Wpis z mikrobloga

Kolejny przyklad na to, ze #!$%@? umyslowe nie zna granic.

Corka (4 lata i 9 miesiecy) chodzi do szkoly w Londynie. Wczoraj ja odbieralem. Po wypuszczeniu z klsay przez nauczycielke zauwazylem, ze corka nie ma czapki i szalika. Stanelismy z boku i jak wszystkie dzieci wyszly to poprosilem nauczycielke o to by corka mogla wejsc do klasy i zabrac z wieszaka to co zapomniala.

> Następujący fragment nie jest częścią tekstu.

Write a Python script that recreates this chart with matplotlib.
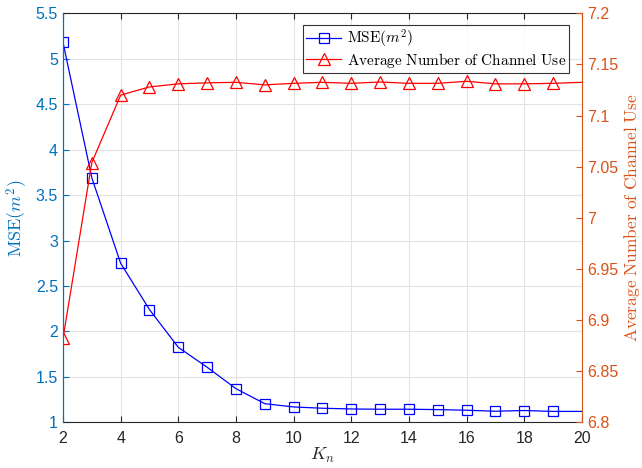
import matplotlib
matplotlib.use('Agg')
import matplotlib.pyplot as plt
import numpy as np

plt.rcParams['mathtext.fontset'] = 'cm'
plt.rcParams['font.family'] = 'Liberation Sans'

# K_n sweep (last point sits just past the x-limit)
kn = [2, 3, 4, 5, 6, 7, 8, 9, 10, 11, 12, 13, 14, 15, 16, 17, 18, 19, 20, 21]
mse = [5.18, 3.69, 2.75, 2.24, 1.825, 1.606, 1.37, 1.205, 1.169, 1.155,
       1.147, 1.144, 1.144, 1.140, 1.133, 1.122, 1.130, 1.120, 1.120, 1.120]
channel_use = [6.882, 7.054, 7.120, 7.128, 7.131, 7.132, 7.1325, 7.130, 7.1315, 7.1325,
               7.1315, 7.1328, 7.1315, 7.1315, 7.1335, 7.131, 7.131, 7.1315, 7.1325, 7.134]

left_color = '#0072BD'
right_color = '#D95319'
axis_gray = '#262626'

fig = plt.figure(figsize=(6.42, 4.68), dpi=100)
ax = fig.add_axes([0.0981, 0.0976, 0.8084, 0.874])
ax2 = ax.twinx()

# markers only on the points that fall inside the plot box
marks = slice(0, 18)
l1, = ax.plot(kn, mse, color='blue', lw=0.9, marker='s', markersize=6.5,
              markerfacecolor='none', markeredgewidth=0.9, markevery=marks,
              label=r'$\mathrm{MSE}(m^2)$')
l2, = ax2.plot(kn, channel_use, color='red', lw=0.9, marker='^', markersize=8,
               markerfacecolor='none', markeredgewidth=0.9, markevery=marks,
               label=r'$\mathrm{Average\ Number\ of\ Channel\ Use}$')
l1.set_clip_path(ax.patch)
l2.set_clip_path(ax.patch)

ax.set_xlim(2, 20)
ax.set_ylim(1, 5.5)
ax2.set_ylim(6.8, 7.2)
ax.set_xticks(np.arange(2, 21, 2))
ax.set_yticks(np.arange(1, 5.51, 0.5))
ax.set_yticklabels(['1', '1.5', '2', '2.5', '3', '3.5', '4', '4.5', '5', '5.5'])
ax2.set_yticks(np.arange(6.8, 7.201, 0.05))
ax2.set_yticklabels(['6.8', '6.85', '6.9', '6.95', '7', '7.05', '7.1', '7.15', '7.2'])

ax.grid(True, color='#E3E3E3', lw=0.8)
ax.set_axisbelow(True)

ax.tick_params(axis='x', direction='in', colors=axis_gray, labelsize=11.5, length=4, top=True, pad=6)
ax.tick_params(axis='y', direction='in', colors=left_color, labelsize=11.5, length=4)
ax2.tick_params(axis='y', direction='in', colors=right_color, labelsize=11.5, length=4)

for s in ['top', 'bottom']:
    ax.spines[s].set_color(axis_gray)
    ax2.spines[s].set_visible(False)
ax.spines['left'].set_color(left_color)
ax2.spines['left'].set_color(left_color)
ax2.spines['right'].set_color(right_color)
ax.spines['right'].set_visible(False)
for a in (ax, ax2):
    for s in a.spines.values():
        s.set_linewidth(0.8)

ax.set_xlabel(r'$K_n$', fontsize=13, color=axis_gray, labelpad=0)
ax.set_ylabel(r'$\mathrm{MSE}(m^2)$', fontsize=13, color=left_color, labelpad=4)
ax2.set_ylabel(r'$\mathrm{Average\ Number\ of\ Channel\ Use}$', fontsize=12.5,
               color=right_color, labelpad=3)

leg = ax2.legend([l1, l2], [l1.get_label(), l2.get_label()], loc='upper right',
                 bbox_to_anchor=(0.975, 0.972), fontsize=11, frameon=True,
                 fancybox=False, edgecolor='black', borderpad=0.2,
                 handlelength=2.3, labelspacing=0.05, borderaxespad=0, handletextpad=0.35)
leg.get_frame().set_linewidth(0.8)

fig.savefig('out.png', dpi=100)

W odpowiedz uslyszalem NIE!!! Powinna isc bez czapki bo miala raz szanse ja zabrac i tego nie zrobila. Normalnie "zguplem" jak to uslyszalem i zajelo mi kilka sekund zrozumiec co sie stalo. Wpuscila ja na szczescie przed tym zanim sie odezwalem ale ciagle cos mamrotala pod nosem.

Kilka dni wczesniej corka (albo jedno z dzieci) uszkodzily jej oprawki od okularow i to babsko nie chcialo ich oddac. Bo po co jak sa uszkodzone.

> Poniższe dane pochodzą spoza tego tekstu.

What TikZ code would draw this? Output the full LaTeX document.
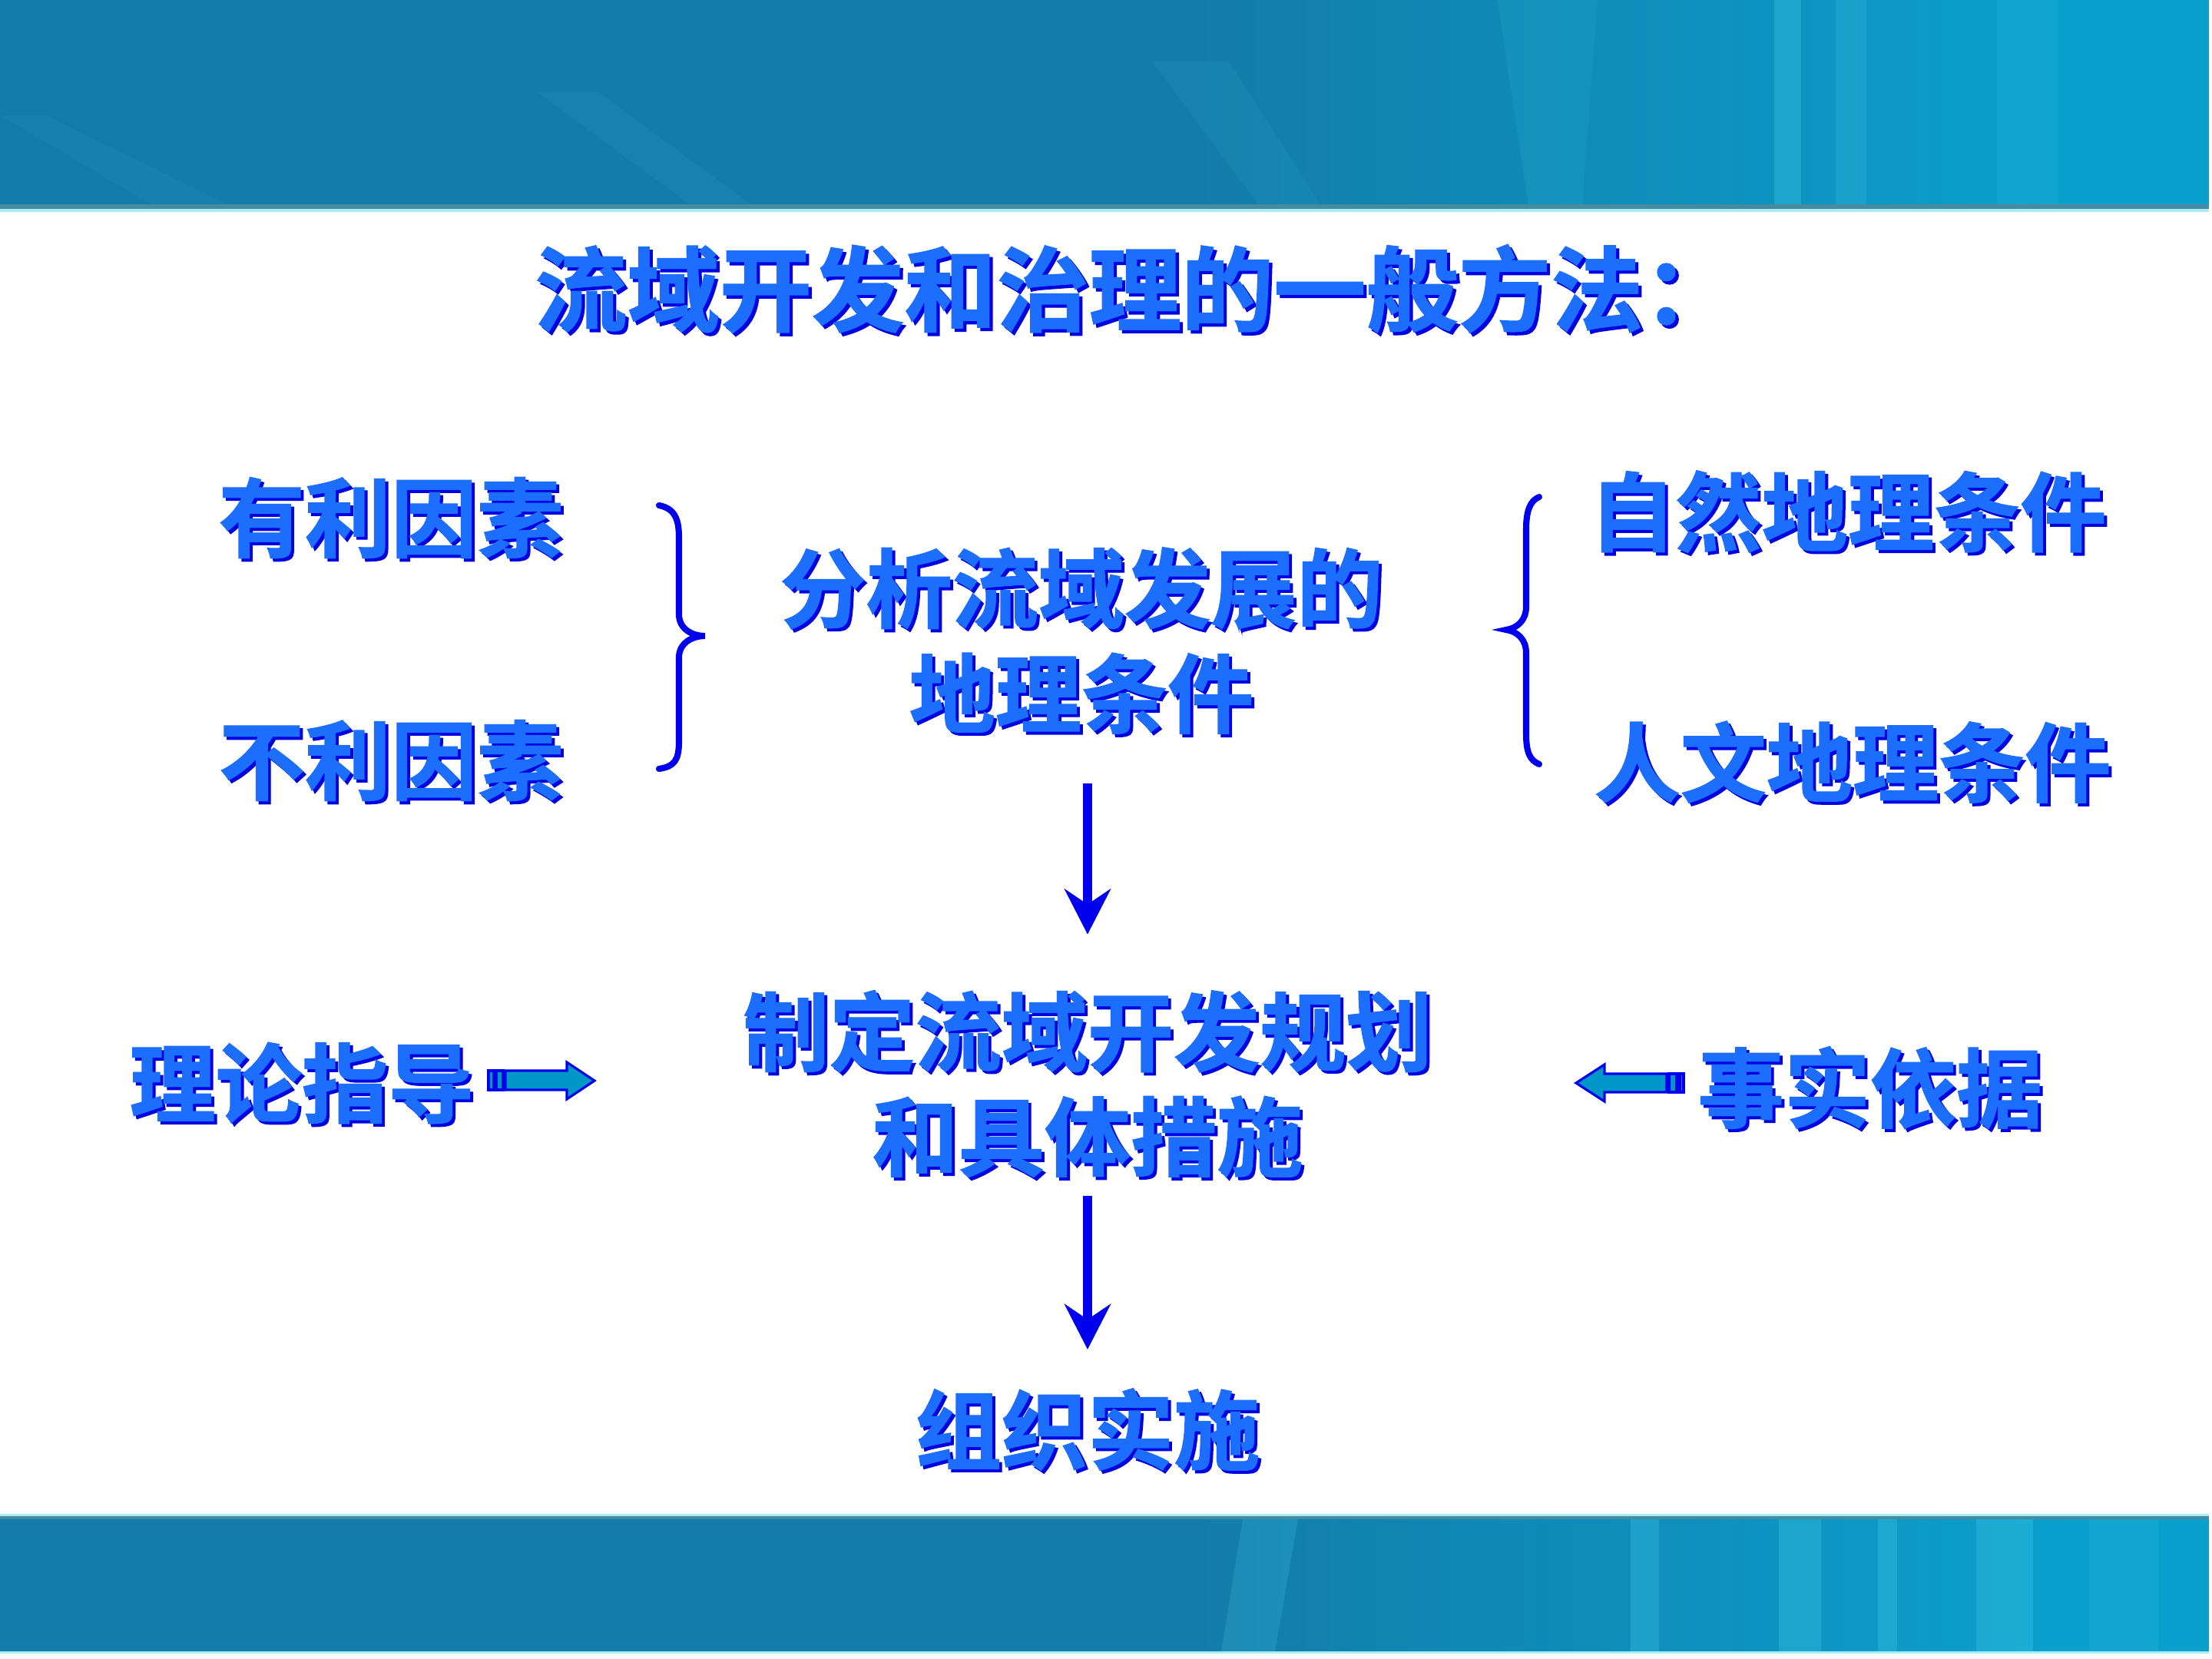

#londyn #uk #szkola #nauczyciele #dzieci #edukacja
  • 7
@Mariusz30: wiesz że takie rzeczy zgłasza się w szkole a nie na portalu ze śmiesznymi obrazkami? Procedura jest opisana w dokumentach na stronie szkoły, może być nawet formularz. My w przeciwieństwie do dyrektora niczego z Twoimi żalami nie zrobimy.